EAST LANSING, Mich. — Michigan State coach Mark Dantonio had some high praise for freshman cornerback Justin Layne Sunday night, although he added some temperance.
“He reminds you a little bit of Trae Waynes in a lot of respect. A young Trae Waynes,” Dantonio said during a conference call with Michigan State beat writers. “He’s playing as a true freshman, which Trae never did, so he should be something special for us and look forward to the future.
“But, I slow down with all of that kind of stuff because we’ll see how he plays next.”
Who Layne and the Spartans play next is Ohio State, currently ranked No. 5 in the College Football Playoff rankings. The Buckeyes (9-1, 6-1 Big Ten) are assuredly going to move up when this week’s rankings are announced Tuesday night after a 62-3 win at Maryland.

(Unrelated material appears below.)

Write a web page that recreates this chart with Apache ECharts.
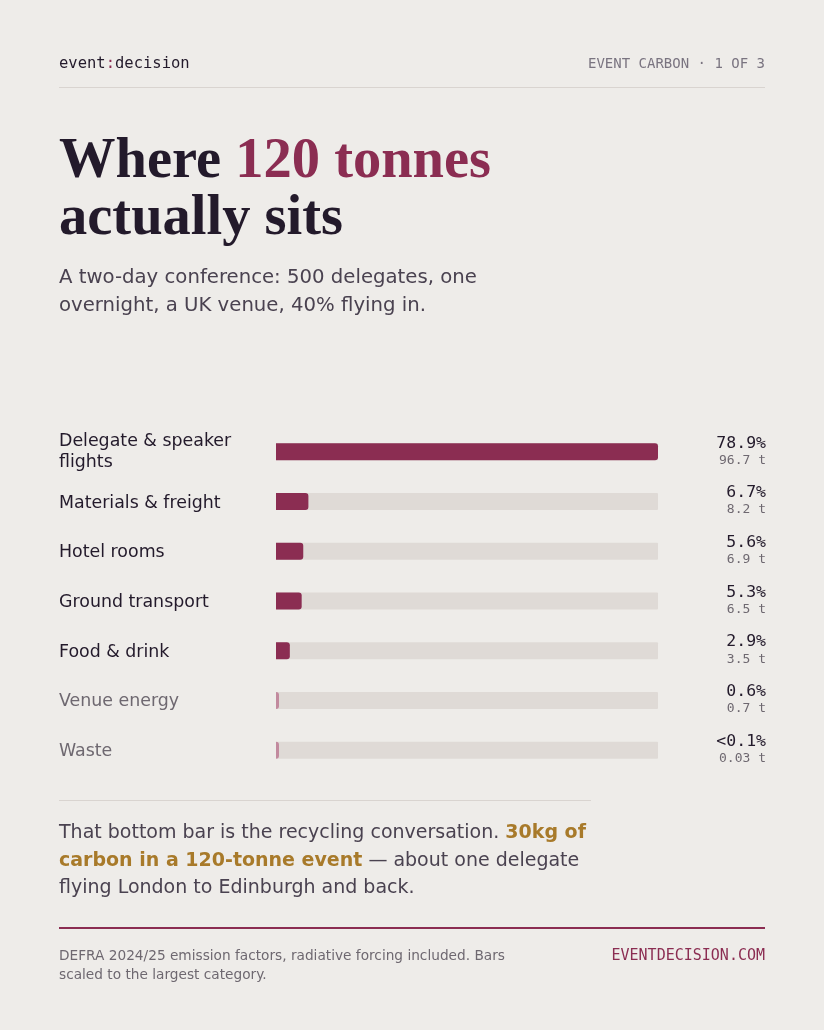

No. 2 Clemson, No. 3 Michigan and No. 4 Washington all lost their games on Saturday.
Ohio State’s win was its second in a row by a 62-3 score. Ohio State did the same thing to Nebraska the week prior in Columbus. Quarterback J.T. Barrett has completed 44 of 65 passes for 543 yards, 6 touchdowns and no interceptions in the last two games. Barrett hasn’t thrown an interception in his last 153 pass attempts and he has plenty of receiving options to choose from.
Junior Curtis Samuel, a hybrid running back/receiver, is the leading threat with 57 catches for 750 yards and six touchdowns. Junior Noah Brown has 27 catches for 345 yards and 7 touchdowns, four of which came in a 45-24 win at Oklahoma in September. Senior Dontre Wilson has 26 catches for 343 yards and 5 touchdowns.
Michigan State (3-7, 1-6) needs more than a young Trae Waynes — or a Waynes clone in Layne — to slow down the Buckeyes when the teams play Saturday at noon at Spartan Stadium.
Waynes is the former Michigan State cornerback who, along with Darqueze Dennard, was part of the “No Fly Zone” defense from 2012-14. The Minnesota Vikings chose Waynes with the No. 11 overall pick in the 2015 NFL draft. Dennard is now playing for Cincinnati after the Bengals made him their first-round pick in 2014.
Layne began the season as a wide receiver and made his debut on Oct. 1 at Indiana wearing No. 13. The next week against Brigham Young he’s wearing No. 39 and playing defensive back. Layne made his third start of the season in last Saturday’s 49-0 win against Rutgers and was credited with 3 tackles, including 1.5 tackles for loss. He also drew an offensive pass interference penalty against Rutgers wide receiver Carlton Agudosi in the first quarter.
“Justin took a step forward this week at the corner,” Dantonio said. “Remember, he’s really only been at corner for (a few) weeks but he’s got special skills, very special skills. He’s got deep-ball judgement, can tackle in space, can change direction. He’s big, he’s long.”
That’s where the comparison to Waynes came along. Layne is 6-foot-2, and 180 pounds. Waynes is now listed at 6-foot, 190 pounds on NFL.com. Waynes was credited with 101 tackles, 4 for loss, with 6 interceptions and 13 pass breakups during his three seasons at Michigan State.
Layne also made starts against Northwestern and Michigan. He returned his first career interception 43 yards for a touchdown against Northwestern. Layne also was beaten for a 57-yard touchdown reception in that game after he made a mistake in his coverage assignment. That’s part of the learning curve with a freshman.
Sophomore Tyson Smith wasn’t available to play because of an unspecified injury, Dantonio said, giving way for Layne to start along with senior Damian Hicks against Rutgers. Michigan State lost sophomore Vayante Copeland to a broken foot in practice two weeks ago.
Layne isn’t the only freshman wide receiver who has been turned into a defensive back. Donnie Corley began the season wearing No. 9 on his jersey, but is No. 29 now as he plays both offense and defense.
Corley has 27 catches for 397 yards and 3 touchdowns on offense this season. He made 2 tackles against Rutgers in his most extensive playing time on defense this season. He’s split time in practice between wide receivers coach Terrence Samuel’s group and co-defensive coordinator Harlon Barnett’s defensive backs.
“Should I go on offense this period or should I go on defense this period? They’ll be arguing sometimes,” Corley said.
Dantonio has said he sees a Corley playing both ways even more extensively in the future. Barnett will gladly take him for as many snaps as possible.
“He’s a football player, just a natural-born football player,” Barnett said of Corley.
He could have just as easily have been speaking of Layne.